Long-term story intact
So what should investors do during these difficult times? Says George, "We've been telling them from the beginning that this is a long-term instrument and if there is nothing wrong with the Indian companies they own, or the Indian economy and country as a whole, and if the market is still going down because of technical factors, investors should wait and watch. We have seen this in the past too... markets falling due to technical reasons and then bouncing back. If the fundamentals are fine and the FIIs are selling today, tomorrow new ones will come. I see no problem for long-term investors." But short traders and those who invest on borrowed money... "I'd say these have become a risky group in the entire system... they have really burned their fingers and will disappear for some time. But I fear that tomorrow, if the market goes up, they will again return with borrowed money. That will continue and is dangerous. But if you invest systematically and with your own money, you can afford to wait." He also feels that brokers too should take some responsibility for investors losing money. "They... and also the entire market system... should make the effort to educate investors that they should invest for the long term." As for the days ahead, George says, "As long as global capital flows are unrestricted and as long as Indian economy and Indian companies do well, there is nothing to worry for the equity market; it should bounce back. I'll change my views if the fundamentals change. Remain calm... and see how the companies are performing, look at the first quarter results and then take a call." Jhaveri's tips for the long term
If you don't understand something, ask for help. Devote time and learn financial management. Take educational courses, gain knowledge, and understand the consequence before acting. If you don't have patience, capitalise on others' expertise. If you can hire lawyers, chartered accountants, doctors etc for their services, why do you want to risk your hard earned money?

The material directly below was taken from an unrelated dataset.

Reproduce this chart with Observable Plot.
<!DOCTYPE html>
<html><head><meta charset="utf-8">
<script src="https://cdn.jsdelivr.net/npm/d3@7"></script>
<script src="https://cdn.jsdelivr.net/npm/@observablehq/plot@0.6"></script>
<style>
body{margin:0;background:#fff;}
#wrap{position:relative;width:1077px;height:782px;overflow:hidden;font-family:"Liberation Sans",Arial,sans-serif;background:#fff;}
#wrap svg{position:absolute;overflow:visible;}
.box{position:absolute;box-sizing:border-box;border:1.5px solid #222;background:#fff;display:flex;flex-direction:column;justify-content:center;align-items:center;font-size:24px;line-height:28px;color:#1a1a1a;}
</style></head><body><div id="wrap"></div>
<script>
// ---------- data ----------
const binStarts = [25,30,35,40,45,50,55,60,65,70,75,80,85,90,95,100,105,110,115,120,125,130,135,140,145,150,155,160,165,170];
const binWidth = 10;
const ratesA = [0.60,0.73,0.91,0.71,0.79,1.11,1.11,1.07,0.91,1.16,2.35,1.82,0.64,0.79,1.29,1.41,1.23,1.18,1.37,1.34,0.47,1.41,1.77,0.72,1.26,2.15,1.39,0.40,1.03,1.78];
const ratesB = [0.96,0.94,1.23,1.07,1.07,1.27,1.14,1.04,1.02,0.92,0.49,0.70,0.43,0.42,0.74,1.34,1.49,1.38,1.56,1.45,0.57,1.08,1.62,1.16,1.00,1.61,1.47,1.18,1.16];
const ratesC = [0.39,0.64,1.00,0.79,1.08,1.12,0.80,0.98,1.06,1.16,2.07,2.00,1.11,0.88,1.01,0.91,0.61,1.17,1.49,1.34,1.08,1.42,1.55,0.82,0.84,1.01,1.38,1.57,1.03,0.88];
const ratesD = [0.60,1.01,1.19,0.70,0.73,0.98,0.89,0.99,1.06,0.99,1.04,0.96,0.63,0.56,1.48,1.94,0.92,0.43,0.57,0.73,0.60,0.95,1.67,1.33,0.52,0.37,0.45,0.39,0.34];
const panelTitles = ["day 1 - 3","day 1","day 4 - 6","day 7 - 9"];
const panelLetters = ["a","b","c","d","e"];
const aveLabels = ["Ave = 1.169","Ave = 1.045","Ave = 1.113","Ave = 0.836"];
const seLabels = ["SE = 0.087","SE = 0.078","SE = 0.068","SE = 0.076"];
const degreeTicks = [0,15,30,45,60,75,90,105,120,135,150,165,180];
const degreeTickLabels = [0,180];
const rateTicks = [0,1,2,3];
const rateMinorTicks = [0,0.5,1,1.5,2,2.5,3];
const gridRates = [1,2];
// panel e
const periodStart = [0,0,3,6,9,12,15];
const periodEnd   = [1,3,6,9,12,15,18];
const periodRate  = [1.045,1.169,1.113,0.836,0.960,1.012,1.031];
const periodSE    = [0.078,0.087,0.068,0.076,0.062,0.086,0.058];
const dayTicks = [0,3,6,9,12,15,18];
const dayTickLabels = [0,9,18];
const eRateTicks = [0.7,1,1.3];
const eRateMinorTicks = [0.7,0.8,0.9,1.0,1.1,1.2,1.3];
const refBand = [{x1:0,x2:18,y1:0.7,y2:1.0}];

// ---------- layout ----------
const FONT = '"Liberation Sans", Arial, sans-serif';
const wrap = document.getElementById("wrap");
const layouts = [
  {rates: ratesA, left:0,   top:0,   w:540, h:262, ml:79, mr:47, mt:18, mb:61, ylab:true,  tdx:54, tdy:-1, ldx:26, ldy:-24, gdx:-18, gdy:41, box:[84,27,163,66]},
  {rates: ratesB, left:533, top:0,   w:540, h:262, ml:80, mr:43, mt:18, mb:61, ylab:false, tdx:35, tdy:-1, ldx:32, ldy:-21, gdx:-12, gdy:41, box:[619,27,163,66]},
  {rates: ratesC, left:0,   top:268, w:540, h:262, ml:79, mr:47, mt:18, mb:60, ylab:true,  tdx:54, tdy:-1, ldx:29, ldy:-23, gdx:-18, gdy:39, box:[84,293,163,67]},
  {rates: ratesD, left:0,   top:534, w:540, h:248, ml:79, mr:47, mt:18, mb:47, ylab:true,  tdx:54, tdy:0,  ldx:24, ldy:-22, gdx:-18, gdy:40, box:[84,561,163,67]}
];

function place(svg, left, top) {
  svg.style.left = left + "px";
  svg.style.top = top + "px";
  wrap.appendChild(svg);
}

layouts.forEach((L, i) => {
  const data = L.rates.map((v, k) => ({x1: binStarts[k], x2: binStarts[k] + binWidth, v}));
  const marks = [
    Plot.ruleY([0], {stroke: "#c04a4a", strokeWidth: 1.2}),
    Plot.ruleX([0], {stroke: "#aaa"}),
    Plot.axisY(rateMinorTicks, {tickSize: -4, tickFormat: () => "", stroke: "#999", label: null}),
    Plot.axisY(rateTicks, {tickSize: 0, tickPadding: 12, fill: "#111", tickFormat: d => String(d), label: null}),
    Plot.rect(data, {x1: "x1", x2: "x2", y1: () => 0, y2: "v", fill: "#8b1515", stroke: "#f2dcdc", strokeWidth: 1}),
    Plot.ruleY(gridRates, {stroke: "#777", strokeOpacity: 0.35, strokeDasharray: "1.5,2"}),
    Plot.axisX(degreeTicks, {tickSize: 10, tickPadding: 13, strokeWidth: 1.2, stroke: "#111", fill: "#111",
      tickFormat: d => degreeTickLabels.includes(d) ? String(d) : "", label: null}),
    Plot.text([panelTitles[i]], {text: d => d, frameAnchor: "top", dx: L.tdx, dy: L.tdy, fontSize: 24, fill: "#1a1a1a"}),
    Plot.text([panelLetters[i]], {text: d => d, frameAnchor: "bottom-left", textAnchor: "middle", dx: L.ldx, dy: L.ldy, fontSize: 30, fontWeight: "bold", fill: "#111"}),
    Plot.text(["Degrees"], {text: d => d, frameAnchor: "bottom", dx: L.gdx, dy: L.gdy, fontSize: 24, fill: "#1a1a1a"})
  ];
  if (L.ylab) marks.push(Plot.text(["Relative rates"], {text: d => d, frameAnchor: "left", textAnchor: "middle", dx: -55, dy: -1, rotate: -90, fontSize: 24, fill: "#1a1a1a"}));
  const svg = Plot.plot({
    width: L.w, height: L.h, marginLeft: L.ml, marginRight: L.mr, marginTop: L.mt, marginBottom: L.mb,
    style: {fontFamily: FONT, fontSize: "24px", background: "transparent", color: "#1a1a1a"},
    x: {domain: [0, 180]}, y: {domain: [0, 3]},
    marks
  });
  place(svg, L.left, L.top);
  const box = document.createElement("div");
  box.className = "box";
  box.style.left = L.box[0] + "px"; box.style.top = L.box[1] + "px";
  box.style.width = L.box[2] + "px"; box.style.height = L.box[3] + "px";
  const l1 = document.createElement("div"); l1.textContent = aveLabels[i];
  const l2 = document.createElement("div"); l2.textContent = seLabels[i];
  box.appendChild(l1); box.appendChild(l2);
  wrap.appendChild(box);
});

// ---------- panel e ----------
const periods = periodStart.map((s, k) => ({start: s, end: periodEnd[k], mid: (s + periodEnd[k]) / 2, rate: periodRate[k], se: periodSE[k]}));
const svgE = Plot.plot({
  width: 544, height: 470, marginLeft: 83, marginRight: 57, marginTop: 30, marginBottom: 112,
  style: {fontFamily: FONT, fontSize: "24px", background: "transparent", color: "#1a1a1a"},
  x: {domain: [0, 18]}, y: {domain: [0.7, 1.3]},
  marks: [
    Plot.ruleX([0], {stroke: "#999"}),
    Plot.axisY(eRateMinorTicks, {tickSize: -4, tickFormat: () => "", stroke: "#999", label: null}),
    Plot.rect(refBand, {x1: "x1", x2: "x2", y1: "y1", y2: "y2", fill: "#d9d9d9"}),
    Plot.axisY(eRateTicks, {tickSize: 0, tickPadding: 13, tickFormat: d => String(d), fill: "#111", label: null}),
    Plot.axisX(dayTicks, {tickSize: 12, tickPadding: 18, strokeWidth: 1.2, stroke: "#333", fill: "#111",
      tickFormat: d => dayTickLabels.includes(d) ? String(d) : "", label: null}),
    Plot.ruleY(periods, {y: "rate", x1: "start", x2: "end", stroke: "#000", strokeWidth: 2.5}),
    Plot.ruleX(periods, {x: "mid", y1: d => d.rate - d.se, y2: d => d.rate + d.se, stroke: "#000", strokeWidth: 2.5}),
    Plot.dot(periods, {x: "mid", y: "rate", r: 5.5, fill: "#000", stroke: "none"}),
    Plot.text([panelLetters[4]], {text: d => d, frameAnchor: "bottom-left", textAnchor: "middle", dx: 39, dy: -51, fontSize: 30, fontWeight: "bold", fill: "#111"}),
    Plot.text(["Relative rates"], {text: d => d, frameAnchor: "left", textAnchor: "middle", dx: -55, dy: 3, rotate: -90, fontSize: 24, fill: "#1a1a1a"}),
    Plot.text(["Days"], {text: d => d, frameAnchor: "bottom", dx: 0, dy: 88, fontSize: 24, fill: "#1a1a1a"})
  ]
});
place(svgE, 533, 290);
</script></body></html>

Invest time to talk to 10, 20 or even 30 experts and finally choose one you are comfortable with. Is this too much time to spend for a lifetime of peace and financial control? Just invest this time once. Beware of product-driven agents and brokers. It is easy to identify them ask what is the best investment and within 5-10 minutes of meeting you if they jump into any product demonstration, just press the eject button and don't waste any further time. Meet the next person.